In Mexico, where Harris will arrive Monday night, she will meet with President Andres Manuel Lopez Obrador to discuss expanding immigration enforcement cooperation with the United States as part of a regional approach to managing migration, administration officials say.

White House officials have sought to lower expectations that Harris' efforts will produce short-term results at the U.S. southern border. Since President Joe Biden took office, the number of migrants taken into custody by U.S. agents per month has skyrocketed to the highest levels in 20 years, with record numbers of teenagers and children crossing without parents.

The administration recognizes that "U.S. government and foreign assistance alone cannot tackle this problem," said Mazin Alfaqih, a special adviser to Harris for Central America's Northern Triangle region -- Guatemala, Honduras and El Salvador.

"There needs to be political will on the part of the government, but we also are looking to partner with multilateral organizations, the private sector and other entities to really build a comprehensive approach that addresses the many root causes of migration in the region," Alfaqih told reporters in advance of the trip.

In March, Biden directed Harris to address the underlying causes of migration -- including poverty, violence, climate change and government corruption.

It marked the first major issue in her portfolio, which this month expanded to include spearheading the administration's efforts to counteract Republican efforts to enact voting restrictions -- assignments that place her in the middle of a pitched partisan battle being fought at multiple levels of government.

On immigration, the administration has emphasized that Harris' role would be diplomatic, not managerial, and similar to the one played by Biden when he was Barack Obama's vice president.

Harris has relatively little foreign policy experience, though the administration has said she tackled some immigration issues as the California attorney general and a U.S. senator.

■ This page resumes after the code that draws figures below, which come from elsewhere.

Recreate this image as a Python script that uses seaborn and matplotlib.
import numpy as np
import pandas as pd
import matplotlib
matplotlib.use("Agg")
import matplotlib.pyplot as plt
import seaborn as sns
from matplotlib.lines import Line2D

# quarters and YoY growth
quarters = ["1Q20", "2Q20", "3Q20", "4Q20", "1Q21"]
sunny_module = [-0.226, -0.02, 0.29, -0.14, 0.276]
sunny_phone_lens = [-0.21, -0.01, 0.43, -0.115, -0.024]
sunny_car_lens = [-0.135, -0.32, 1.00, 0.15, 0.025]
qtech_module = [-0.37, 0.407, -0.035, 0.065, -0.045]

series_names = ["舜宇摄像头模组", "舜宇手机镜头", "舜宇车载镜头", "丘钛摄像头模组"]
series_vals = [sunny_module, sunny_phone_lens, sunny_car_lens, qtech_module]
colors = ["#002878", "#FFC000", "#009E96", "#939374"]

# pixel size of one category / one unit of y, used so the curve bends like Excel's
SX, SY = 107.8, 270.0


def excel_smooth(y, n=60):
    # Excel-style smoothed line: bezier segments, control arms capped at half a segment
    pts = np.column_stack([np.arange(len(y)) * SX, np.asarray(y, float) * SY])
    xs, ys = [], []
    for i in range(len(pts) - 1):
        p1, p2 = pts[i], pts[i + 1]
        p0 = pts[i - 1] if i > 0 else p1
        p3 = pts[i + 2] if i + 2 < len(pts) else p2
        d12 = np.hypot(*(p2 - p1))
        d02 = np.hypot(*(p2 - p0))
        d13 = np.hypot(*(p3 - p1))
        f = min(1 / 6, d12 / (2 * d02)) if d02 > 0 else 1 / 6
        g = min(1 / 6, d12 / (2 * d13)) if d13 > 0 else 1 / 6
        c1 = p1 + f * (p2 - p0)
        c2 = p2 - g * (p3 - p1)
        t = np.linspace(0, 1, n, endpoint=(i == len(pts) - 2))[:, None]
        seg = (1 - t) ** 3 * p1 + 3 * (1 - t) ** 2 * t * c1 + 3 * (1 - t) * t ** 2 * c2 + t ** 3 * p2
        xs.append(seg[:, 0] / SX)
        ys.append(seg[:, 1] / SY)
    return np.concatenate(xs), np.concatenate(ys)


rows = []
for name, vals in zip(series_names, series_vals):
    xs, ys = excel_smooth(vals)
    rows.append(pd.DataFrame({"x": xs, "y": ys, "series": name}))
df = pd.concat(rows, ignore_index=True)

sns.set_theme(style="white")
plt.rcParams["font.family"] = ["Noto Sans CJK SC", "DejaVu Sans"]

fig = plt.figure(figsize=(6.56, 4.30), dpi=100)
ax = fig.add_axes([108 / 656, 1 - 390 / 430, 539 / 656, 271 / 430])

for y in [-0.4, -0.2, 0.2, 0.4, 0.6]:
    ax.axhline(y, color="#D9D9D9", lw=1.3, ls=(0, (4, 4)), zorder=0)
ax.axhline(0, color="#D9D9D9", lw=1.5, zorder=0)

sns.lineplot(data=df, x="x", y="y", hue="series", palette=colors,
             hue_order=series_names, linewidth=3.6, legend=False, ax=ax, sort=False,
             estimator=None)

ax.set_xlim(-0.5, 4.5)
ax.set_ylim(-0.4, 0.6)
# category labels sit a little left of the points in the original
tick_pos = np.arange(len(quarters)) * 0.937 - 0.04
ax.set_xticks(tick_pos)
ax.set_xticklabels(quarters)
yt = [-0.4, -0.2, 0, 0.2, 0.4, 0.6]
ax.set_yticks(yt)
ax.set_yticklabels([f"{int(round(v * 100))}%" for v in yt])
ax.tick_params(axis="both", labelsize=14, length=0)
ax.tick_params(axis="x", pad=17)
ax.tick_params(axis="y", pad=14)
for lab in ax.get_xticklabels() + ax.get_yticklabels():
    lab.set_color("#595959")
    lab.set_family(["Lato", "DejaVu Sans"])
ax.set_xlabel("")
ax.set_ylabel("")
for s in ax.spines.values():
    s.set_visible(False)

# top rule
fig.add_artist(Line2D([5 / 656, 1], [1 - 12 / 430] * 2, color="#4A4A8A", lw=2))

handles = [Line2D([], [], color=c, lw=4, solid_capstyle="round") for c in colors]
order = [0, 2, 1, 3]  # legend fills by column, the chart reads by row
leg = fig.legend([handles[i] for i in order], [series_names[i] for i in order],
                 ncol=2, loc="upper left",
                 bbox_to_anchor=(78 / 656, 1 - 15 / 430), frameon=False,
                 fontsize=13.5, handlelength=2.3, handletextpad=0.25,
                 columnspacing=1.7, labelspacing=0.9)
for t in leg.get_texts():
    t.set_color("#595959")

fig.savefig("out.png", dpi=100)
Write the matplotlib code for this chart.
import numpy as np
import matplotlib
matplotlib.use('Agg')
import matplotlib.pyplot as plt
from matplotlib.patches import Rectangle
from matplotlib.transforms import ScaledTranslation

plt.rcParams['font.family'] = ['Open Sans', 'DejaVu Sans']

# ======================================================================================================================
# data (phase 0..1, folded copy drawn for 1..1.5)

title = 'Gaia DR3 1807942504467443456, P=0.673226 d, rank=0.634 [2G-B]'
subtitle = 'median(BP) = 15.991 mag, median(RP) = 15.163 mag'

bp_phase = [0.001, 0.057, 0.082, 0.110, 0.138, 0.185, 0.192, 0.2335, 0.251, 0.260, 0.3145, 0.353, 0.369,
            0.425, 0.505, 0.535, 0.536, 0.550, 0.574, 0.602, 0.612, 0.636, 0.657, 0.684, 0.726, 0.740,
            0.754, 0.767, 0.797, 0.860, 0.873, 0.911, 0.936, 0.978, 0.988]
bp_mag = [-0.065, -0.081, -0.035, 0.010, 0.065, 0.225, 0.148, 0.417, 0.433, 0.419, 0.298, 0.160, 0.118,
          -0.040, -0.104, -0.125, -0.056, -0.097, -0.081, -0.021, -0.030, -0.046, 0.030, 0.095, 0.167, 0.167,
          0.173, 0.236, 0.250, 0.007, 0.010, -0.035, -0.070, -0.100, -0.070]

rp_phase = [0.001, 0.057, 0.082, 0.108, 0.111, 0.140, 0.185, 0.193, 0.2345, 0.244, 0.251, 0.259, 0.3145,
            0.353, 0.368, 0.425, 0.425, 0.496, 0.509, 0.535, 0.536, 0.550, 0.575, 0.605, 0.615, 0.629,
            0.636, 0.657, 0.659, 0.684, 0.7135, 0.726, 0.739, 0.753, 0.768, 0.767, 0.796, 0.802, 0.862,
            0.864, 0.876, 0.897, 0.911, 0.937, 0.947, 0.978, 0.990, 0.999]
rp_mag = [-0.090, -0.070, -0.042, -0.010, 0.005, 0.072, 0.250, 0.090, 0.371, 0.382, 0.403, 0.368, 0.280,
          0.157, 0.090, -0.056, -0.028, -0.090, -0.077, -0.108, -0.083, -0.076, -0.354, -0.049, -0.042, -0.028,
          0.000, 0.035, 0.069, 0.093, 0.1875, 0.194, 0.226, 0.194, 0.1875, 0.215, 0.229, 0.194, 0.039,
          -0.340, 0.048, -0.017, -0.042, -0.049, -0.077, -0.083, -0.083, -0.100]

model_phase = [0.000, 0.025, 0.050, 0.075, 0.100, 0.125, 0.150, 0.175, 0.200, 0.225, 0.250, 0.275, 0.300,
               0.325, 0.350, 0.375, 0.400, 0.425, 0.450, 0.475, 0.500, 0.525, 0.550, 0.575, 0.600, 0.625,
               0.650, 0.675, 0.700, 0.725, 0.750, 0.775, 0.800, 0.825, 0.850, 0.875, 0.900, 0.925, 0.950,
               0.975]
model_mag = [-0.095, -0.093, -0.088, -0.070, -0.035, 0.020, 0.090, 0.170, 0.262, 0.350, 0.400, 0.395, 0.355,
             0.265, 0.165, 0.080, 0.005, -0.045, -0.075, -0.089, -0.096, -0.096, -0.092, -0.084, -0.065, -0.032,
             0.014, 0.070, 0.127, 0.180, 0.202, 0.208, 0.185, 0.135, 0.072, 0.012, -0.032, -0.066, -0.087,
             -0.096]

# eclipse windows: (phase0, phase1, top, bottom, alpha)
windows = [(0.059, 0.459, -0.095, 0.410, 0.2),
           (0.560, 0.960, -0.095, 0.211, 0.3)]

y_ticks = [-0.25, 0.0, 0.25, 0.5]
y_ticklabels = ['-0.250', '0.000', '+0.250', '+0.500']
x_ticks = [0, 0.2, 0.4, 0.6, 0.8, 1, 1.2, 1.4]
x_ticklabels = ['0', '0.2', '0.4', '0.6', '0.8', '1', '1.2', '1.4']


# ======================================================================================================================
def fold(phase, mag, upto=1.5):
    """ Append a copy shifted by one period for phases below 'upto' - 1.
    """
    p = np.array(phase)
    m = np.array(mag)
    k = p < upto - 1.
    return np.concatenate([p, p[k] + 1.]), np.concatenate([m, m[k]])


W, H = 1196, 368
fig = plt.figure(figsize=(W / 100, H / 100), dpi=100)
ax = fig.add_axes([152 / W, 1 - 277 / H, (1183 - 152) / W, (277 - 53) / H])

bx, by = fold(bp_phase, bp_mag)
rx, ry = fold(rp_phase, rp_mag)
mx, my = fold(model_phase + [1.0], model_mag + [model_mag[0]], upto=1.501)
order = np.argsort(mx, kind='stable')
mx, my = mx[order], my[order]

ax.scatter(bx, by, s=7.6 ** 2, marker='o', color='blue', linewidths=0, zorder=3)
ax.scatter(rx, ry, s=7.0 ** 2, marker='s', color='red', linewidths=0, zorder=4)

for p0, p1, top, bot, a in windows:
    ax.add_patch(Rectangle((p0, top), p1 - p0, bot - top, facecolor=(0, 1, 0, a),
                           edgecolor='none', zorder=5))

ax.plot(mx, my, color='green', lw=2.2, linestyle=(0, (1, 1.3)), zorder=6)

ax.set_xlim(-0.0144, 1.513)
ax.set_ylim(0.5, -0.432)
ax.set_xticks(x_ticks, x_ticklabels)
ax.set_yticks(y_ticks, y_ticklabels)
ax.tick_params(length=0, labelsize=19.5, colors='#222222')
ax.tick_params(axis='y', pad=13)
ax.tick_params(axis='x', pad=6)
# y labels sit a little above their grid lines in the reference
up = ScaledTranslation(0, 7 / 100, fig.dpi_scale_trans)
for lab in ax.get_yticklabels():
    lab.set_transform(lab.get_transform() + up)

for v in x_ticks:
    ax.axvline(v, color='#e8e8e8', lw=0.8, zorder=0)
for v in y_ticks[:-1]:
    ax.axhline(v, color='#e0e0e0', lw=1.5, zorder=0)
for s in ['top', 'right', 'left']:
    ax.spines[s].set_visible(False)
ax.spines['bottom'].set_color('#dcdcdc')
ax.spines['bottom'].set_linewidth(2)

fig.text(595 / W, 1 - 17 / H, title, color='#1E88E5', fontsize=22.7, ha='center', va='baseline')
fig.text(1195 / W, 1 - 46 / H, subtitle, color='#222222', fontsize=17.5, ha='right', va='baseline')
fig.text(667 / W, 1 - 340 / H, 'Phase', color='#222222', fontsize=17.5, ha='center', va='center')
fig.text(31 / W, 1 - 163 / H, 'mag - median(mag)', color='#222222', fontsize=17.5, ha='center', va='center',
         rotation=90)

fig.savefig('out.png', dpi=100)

Administration officials, from the president down, have said she is not responsible for dealing with the more politically fraught elements of U.S. border enforcement.

More than 16,000 teenagers and children remain in U.S. government shelters, down from more than 21,000 in March, when the Biden administration was caught off-guard and overcrowding in border tents reached crisis levels. U.S. Customs and Border Protection data show that more unaccompanied minors have arrived from Guatemala than any other nation.

Republicans, including several with presidential ambitions, have rushed to connect Harris to the surge at the border. Some have taken to calling her Biden's "border czar."